Indira Ganesan, Paternal line, 2016
Friends and neighbors visit during the day, bringing food and gifts, amid the half-filled boxes and trash bags headed for donation sites. Should we keep the animals made of shells that my late aunt presented us with long ago? Do we say thank you, Kondo-style, and toss? What of the funny clock I got as a nine -year-old, shaped like a totem pole, with plastic eyes that moved with each tick and tock? Hundreds of books, notebooks filled with sudoku, a bag of gift bags and bows? Clothing and shoes are easy to toss, but the ceramics we made as kids? The hand-made cards? We make tea, eat biscuits, work some more.
Why are there bunny ears in the closet? A relic of my brother’s P-race fare, along with a plastic orange lei.
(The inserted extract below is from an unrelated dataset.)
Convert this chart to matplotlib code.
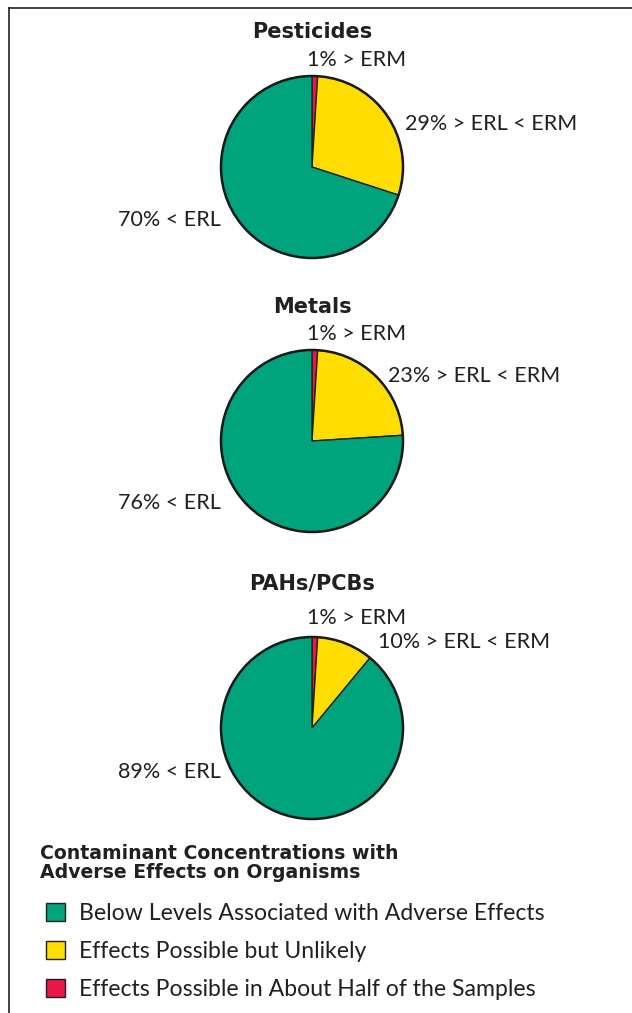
import matplotlib
matplotlib.use("Agg")
import matplotlib.pyplot as plt
from matplotlib.patches import Patch
from matplotlib.lines import Line2D

W, H = 632, 1013
plt.rcParams['font.family'] = ['Lato', 'DejaVu Sans']

titles = ["Pesticides", "Metals", "PAHs/PCBs"]
erm = [1, 1, 1]          # Effects possible in about half of samples (> ERM)
erl_erm = [29, 23, 10]   # Effects possible but unlikely (> ERL < ERM)
below = [70, 76, 89]     # Below levels associated with adverse effects (< ERL)
legend_labels = ["Below Levels Associated with Adverse Effects",
                 "Effects Possible but Unlikely",
                 "Effects Possible in About Half of the Samples"]
legend_title = "Contaminant Concentrations with\nAdverse Effects on Organisms"

green, yellow, red = "#00A47C", "#FFDD00", "#EB1649"
ink = "#231f20"

# layout (pixel coords, y from top)
centers_y = [167, 441, 728]
cx, R = 312, 91
title_y = [32, 307, 583]
erm_lbl = [(357, 60), (357, 334), (357, 618)]
mid_lbl = [(405, 124), (388, 376), (378, 642)]
low_lbl = [(221, 220), (221, 503), (221, 772)]

fig = plt.figure(figsize=(W / 100, H / 100), dpi=100)
ax = fig.add_axes([0, 0, 1, 1])

def Y(py):
    return H - py

bold = dict(family=["DejaVu Sans"], fontweight="bold", color=ink)
lab_fs = 15.5

for i in range(3):
    ax.pie([erm[i], erl_erm[i], below[i]], colors=[red, yellow, green],
           startangle=90, counterclock=False, center=(cx, Y(centers_y[i])),
           radius=R, wedgeprops=dict(edgecolor="#222222", linewidth=1.0))
    circ = plt.Circle((cx, Y(centers_y[i])), R, fill=False, edgecolor="#1a1a1a", lw=1.8)
    ax.add_patch(circ)
    ax.text(cx, Y(title_y[i]), titles[i], ha="center", va="center",
            fontsize=15, **bold)
    ax.text(erm_lbl[i][0], Y(erm_lbl[i][1]), f"{erm[i]}% > ERM", ha="center",
            va="center", fontsize=lab_fs, color=ink)
    ax.text(mid_lbl[i][0], Y(mid_lbl[i][1]), f"{erl_erm[i]}% > ERL < ERM", ha="left",
            va="center", fontsize=lab_fs, color=ink)
    ax.text(low_lbl[i][0], Y(low_lbl[i][1]), f"{below[i]}% < ERL", ha="right",
            va="center", fontsize=lab_fs, color=ink)

ax.set_xlim(0, W)
ax.set_ylim(0, H)
ax.set_aspect("equal")
ax.axis("off")

# frame lines
ax.add_line(Line2D([9, W], [Y(8), Y(8)], color=ink, lw=1.2))
ax.add_line(Line2D([9, 9], [Y(8), 0], color=ink, lw=1.2))

# legend title
ax.text(40, Y(863), legend_title, ha="left", va="center", fontsize=13.6,
        linespacing=0.98, **bold)

leg_fs = 16.6
handles = [Patch(facecolor=c, edgecolor=ink, linewidth=1.0) for c in [green, yellow, red]]
leg = ax.legend(handles, legend_labels, loc="upper left",
                bbox_to_anchor=(46 / W, 1 - 903 / H), frameon=False,
                fontsize=leg_fs, handlelength=0.82, handleheight=0.85,
                handletextpad=0.6, labelspacing=0.72, borderaxespad=0, borderpad=0)
for t in leg.get_texts():
    t.set_color(ink)

fig.savefig("out.png", dpi=100)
Toss. A box of albums by America, Renaissance, Jethro Tull, but wait–there is the boxed set of Sandy Denny, The White Album, and the Sex Pistols. Keep. Cassettes– loving made, traded, played? Toss.
Old perfume bottles, knitting needles, sewing kits from hotels. Photographs. Diplomas. Paintings from my niece from the first ten years of her life. My doll Henrietta, with bandaged arms and legs, with clothes sewn by mother, including a fashionable blue corduroy coat, a garden-print dress, and overalls with a tiny jacket to match. I get lost, dreamy, besieged by memory, acute attachment.
Dad. What have you done to us to make us pack up way before we thought you would?
Wow…its so beautifully written Indu.
Cannot forget mama’s conerned calls to me….his words of encouragement. I miss him dearly.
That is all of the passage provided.